Legal advice does not come cheap, especially if you get caught up in a government investigation.
Steven Seagal has sued his former law firm, Loeb & Loeb, for the return of at least $450,000 he paid in legal fees connected to his testimony as a witness in an organized crime trial in Brooklyn in 2003. According to the complaint, Seagal was billed over $1 million by Loeb and an additional $1.2 million by New York firm Schulte, Roth & Zabel, which was called in to help Loeb.
The case began when Seagal ended his longtime relationship with producing partner Julius Nasso. Nasso sued in 2002, claiming Seagal pulled out of their partnership when he came under the influence of Mukara, a spiritual adviser associated with a clandestine and unorthodox Tibetan sect. Nasso did not content himself with a lawsuit. He also had Anthony Ciccone, a member of the Gambino crime family, and Peter Gotti, brother of John Gotti, threaten Seagal if he didn’t continue the partnership. The whole thing was caught on tape by the FBI, which was independently investigating organized crime at the Brooklyn docks.

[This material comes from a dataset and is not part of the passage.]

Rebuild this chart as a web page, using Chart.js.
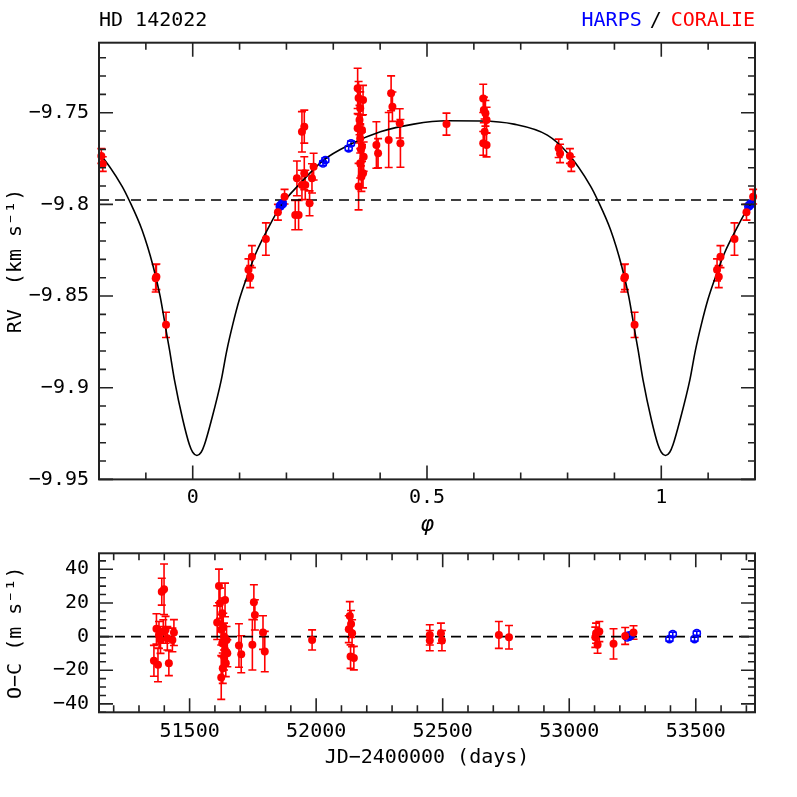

According to the current complaint, Loeb represented Seagal — a witness, not a target — in connection with his grand jury testimony and trial testimony against Nasso, who ultimately pleaded guilty to extortion.
But Seagal’s strange entanglement with the justice system spurred an even bigger investigation. In 2002, while investigating Seagal’s ties to the mob, reporter Anita Busch found a dead fish and a threatening note on her car, spurring the FBI to launch the storied investigation of Anthony Pellicano, onetime private investigator to the stars. Pellicano and his associate Alexander Proctor were charged in 2005 with threatening Busch.
Although Proctor claimed he was working for Seagal, the actor, no longer represented by Loeb, has consistently denied any involvement, and he has never been charged.